Currency News: IMF Pressures People’s Bank of China

Currency news

China’s yuan has been struggling lately, with the currency experiencing its biggest fall in 5 months at the beginning of March. In response, China began to allow the yuan to depreciate slowly as foreign investors and analysts believed that the currency was still overvalued by 10% in comparison with the US dollar.

Currency News

Now, the International Monetary Fund has begun to put pressure on the People’s Bank of China, the nation’s central bank, to disclose the details of their currency operations. In recent months, Chinese authorities have turned away from the traditional approach of using reserves to support its currency and turned towards the derivatives market.

The IMF is calling on the PBOC to release more information in regards to their holdings of derivatives, specifically their holdings of forward contracts, which have become their main tool for supporting the national currency.
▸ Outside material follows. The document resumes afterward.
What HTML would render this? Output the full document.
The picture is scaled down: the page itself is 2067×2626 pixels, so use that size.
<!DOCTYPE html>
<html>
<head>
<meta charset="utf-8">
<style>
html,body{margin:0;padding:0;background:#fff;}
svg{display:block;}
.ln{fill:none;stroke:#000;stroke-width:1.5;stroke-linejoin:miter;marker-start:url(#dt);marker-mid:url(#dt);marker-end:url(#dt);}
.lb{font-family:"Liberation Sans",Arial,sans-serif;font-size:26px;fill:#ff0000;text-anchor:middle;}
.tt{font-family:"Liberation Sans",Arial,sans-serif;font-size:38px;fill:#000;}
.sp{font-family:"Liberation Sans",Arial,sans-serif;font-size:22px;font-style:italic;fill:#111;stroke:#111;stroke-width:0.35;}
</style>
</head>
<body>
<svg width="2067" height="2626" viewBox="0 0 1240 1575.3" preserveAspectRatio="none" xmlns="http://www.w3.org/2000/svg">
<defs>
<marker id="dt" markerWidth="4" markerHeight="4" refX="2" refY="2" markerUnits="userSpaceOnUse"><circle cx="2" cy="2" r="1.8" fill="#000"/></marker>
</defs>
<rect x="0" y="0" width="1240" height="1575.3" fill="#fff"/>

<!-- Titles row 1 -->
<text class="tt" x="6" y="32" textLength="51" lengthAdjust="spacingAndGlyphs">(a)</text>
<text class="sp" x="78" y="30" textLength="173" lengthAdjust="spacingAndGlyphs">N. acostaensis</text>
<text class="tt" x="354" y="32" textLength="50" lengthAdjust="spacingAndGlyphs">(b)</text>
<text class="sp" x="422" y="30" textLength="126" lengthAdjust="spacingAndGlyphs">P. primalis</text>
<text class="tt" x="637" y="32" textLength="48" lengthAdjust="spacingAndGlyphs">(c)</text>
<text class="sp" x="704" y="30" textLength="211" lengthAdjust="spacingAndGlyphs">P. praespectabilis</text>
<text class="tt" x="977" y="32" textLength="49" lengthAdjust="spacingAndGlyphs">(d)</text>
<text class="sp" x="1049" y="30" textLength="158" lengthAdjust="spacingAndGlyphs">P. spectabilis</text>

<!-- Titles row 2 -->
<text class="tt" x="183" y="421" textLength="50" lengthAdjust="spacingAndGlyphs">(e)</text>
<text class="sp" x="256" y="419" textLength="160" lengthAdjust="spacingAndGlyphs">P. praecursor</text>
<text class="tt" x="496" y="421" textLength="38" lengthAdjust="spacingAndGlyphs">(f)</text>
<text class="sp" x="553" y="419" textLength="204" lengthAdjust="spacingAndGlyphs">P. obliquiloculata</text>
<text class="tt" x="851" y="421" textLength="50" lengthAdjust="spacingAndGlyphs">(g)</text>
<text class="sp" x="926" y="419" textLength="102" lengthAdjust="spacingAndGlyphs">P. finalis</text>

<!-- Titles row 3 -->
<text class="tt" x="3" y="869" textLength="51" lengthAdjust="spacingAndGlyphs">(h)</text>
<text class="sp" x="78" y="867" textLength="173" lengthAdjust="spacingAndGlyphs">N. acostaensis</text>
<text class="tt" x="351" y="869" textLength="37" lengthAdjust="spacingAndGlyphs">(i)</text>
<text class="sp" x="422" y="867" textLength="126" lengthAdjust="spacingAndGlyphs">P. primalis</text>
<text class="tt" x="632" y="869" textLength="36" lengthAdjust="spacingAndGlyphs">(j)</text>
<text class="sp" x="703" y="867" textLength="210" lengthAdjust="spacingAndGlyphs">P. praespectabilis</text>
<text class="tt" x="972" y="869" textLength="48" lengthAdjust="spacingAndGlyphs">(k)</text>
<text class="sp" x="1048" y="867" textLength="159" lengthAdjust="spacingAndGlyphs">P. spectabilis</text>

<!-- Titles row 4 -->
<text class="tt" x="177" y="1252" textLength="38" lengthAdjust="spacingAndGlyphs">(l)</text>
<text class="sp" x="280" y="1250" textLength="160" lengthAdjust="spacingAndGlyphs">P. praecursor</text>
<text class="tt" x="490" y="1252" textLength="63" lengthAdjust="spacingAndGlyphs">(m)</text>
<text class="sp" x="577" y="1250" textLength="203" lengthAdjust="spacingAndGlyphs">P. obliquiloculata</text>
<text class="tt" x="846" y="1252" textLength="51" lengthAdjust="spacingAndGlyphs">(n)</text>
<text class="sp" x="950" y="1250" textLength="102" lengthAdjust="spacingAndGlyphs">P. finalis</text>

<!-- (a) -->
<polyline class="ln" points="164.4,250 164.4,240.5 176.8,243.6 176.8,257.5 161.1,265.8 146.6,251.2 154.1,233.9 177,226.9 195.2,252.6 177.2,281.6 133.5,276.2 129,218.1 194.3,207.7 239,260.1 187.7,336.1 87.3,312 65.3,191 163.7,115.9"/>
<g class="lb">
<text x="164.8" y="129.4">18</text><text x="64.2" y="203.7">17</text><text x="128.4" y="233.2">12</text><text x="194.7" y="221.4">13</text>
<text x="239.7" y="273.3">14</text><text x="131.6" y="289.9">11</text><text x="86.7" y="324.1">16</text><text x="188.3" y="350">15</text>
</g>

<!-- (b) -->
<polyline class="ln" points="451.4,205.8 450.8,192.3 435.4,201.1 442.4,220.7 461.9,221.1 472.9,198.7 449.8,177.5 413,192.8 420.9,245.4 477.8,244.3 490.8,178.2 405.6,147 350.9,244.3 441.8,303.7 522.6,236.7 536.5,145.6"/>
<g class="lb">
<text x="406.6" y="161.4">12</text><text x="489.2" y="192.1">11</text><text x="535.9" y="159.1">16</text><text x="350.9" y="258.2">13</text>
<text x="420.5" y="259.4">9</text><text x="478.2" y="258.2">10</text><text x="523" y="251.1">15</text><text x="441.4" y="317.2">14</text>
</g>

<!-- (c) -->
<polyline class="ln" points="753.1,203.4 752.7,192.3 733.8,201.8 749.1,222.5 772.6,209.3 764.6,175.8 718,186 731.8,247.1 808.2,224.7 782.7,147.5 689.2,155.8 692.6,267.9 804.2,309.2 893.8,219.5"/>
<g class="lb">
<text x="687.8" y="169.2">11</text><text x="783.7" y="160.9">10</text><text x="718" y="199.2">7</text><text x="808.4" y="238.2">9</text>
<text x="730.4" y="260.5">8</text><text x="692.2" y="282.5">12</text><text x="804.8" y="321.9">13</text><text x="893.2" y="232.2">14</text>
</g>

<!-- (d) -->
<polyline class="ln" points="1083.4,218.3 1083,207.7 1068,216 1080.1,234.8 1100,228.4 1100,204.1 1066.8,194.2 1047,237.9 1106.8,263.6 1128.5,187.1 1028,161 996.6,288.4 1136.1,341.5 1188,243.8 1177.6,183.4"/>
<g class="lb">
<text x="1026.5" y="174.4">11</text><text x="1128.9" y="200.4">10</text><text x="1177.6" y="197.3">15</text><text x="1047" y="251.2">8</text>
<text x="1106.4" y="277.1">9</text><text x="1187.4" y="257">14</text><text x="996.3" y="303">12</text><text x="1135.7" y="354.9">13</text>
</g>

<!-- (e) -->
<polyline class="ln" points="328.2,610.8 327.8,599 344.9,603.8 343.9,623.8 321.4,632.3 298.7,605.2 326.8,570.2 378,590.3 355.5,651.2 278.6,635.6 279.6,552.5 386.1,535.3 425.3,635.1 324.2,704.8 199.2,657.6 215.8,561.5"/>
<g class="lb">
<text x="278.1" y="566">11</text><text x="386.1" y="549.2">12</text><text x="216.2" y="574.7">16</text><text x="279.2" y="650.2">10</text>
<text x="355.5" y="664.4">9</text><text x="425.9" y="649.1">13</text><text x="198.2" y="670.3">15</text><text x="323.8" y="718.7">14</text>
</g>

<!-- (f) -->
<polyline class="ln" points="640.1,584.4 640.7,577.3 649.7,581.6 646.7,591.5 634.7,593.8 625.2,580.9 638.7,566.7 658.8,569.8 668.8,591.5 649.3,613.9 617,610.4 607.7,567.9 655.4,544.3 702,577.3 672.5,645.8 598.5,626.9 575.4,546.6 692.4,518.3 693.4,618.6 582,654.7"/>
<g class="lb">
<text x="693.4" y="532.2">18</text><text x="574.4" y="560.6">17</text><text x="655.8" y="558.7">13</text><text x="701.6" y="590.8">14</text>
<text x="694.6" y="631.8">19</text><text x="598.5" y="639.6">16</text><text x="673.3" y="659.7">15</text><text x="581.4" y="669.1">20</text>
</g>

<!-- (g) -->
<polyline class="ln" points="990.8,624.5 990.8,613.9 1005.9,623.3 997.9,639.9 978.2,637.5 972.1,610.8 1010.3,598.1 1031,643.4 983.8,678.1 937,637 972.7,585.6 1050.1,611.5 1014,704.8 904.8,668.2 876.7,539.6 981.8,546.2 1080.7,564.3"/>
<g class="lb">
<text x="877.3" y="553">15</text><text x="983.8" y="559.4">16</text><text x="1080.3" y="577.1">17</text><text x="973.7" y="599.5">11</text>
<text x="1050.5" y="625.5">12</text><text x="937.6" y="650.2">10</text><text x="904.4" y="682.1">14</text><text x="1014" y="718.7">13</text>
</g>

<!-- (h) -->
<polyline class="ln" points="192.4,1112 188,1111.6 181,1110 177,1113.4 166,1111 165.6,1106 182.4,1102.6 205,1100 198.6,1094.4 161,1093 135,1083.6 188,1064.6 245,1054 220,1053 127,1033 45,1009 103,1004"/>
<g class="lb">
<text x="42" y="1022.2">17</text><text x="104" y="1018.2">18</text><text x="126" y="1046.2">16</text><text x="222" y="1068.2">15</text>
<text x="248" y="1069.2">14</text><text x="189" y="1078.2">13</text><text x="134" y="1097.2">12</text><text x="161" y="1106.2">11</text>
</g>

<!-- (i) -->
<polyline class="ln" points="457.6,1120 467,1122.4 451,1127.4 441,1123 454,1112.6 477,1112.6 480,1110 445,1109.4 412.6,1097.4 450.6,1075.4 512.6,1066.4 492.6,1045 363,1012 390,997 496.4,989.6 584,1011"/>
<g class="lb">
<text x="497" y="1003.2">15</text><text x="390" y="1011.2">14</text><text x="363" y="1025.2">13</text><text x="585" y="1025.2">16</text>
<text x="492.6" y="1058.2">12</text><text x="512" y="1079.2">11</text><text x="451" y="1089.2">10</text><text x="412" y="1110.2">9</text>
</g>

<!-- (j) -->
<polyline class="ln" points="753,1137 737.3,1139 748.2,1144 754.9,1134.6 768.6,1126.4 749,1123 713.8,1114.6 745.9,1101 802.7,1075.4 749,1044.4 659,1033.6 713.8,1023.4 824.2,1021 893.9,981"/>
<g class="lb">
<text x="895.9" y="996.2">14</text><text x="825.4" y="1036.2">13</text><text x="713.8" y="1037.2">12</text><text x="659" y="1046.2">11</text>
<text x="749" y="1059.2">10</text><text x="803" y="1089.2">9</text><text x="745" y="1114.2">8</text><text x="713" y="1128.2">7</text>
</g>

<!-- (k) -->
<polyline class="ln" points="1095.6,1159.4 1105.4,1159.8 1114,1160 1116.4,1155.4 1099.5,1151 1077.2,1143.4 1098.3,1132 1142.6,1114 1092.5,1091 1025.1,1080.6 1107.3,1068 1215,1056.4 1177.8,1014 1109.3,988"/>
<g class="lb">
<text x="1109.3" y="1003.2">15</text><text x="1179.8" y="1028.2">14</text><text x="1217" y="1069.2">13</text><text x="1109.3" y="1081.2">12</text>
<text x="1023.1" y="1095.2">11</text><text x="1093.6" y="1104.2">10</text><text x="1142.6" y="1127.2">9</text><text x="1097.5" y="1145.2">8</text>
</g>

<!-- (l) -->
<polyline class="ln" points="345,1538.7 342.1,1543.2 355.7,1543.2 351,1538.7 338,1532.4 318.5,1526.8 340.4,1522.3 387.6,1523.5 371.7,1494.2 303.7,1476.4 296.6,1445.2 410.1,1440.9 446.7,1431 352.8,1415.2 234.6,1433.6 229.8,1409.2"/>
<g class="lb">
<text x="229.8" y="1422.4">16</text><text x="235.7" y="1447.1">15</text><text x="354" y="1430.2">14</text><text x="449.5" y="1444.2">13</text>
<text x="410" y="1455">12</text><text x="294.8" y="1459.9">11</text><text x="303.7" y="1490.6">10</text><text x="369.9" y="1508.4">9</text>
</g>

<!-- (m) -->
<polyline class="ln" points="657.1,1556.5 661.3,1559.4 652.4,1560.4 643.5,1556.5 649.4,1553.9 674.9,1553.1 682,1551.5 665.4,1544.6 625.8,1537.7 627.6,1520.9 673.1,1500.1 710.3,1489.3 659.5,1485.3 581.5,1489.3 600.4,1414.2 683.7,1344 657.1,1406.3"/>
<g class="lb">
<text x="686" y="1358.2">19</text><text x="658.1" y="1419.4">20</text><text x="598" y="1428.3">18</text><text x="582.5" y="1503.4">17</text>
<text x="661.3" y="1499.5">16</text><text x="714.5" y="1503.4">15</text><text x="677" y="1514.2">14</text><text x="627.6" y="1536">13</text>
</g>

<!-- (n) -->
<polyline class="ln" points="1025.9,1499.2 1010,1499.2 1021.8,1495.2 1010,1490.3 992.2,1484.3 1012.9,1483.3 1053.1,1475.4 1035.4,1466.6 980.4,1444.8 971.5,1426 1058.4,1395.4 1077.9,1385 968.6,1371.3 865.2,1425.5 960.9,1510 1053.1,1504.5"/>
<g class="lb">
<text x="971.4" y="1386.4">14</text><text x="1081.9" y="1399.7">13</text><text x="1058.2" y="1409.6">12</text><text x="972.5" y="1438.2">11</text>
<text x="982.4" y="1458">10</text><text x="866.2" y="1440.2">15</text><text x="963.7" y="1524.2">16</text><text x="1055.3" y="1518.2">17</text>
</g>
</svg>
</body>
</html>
The use of derivatives to stabilize the currency is concerning to many investors as it decreases transparency and makes it difficult to comprehend the bank’s motives and intentions for the yuan. Zhou Ping, chief investment officer at Binyuan Capital Ltd., an asset manager in Shanghai, said, “[it] makes it more difficult to gauge the true scale of capital outflows and the drawdown of the foreign-exchange reserves for the purpose of currency intervention.”

In an effort to achieve reserve-currency status for the yuan, in October of 2015, China pledged to follow the IMF’s special-data-dissemination standards. Soon after, the yuan was added to the list of reserve currencies, but the nation has yet to fully disclose its holdings of derivatives.

Using derivatives as a strategy for supporting the yuan has benefits for the central bank including the ability to slow the use of foreign-exchange reserves, as well as minimizing the drain of the yuan from the system as the country experiences slow economic times.

The PBOC has continued to float the yuan, allowing the currency to depreciate. The response of the IMF to the country’s current strategy in supporting the yuan remains to be seen, but there is currently a public call to increase transparency within the Chinese banking system.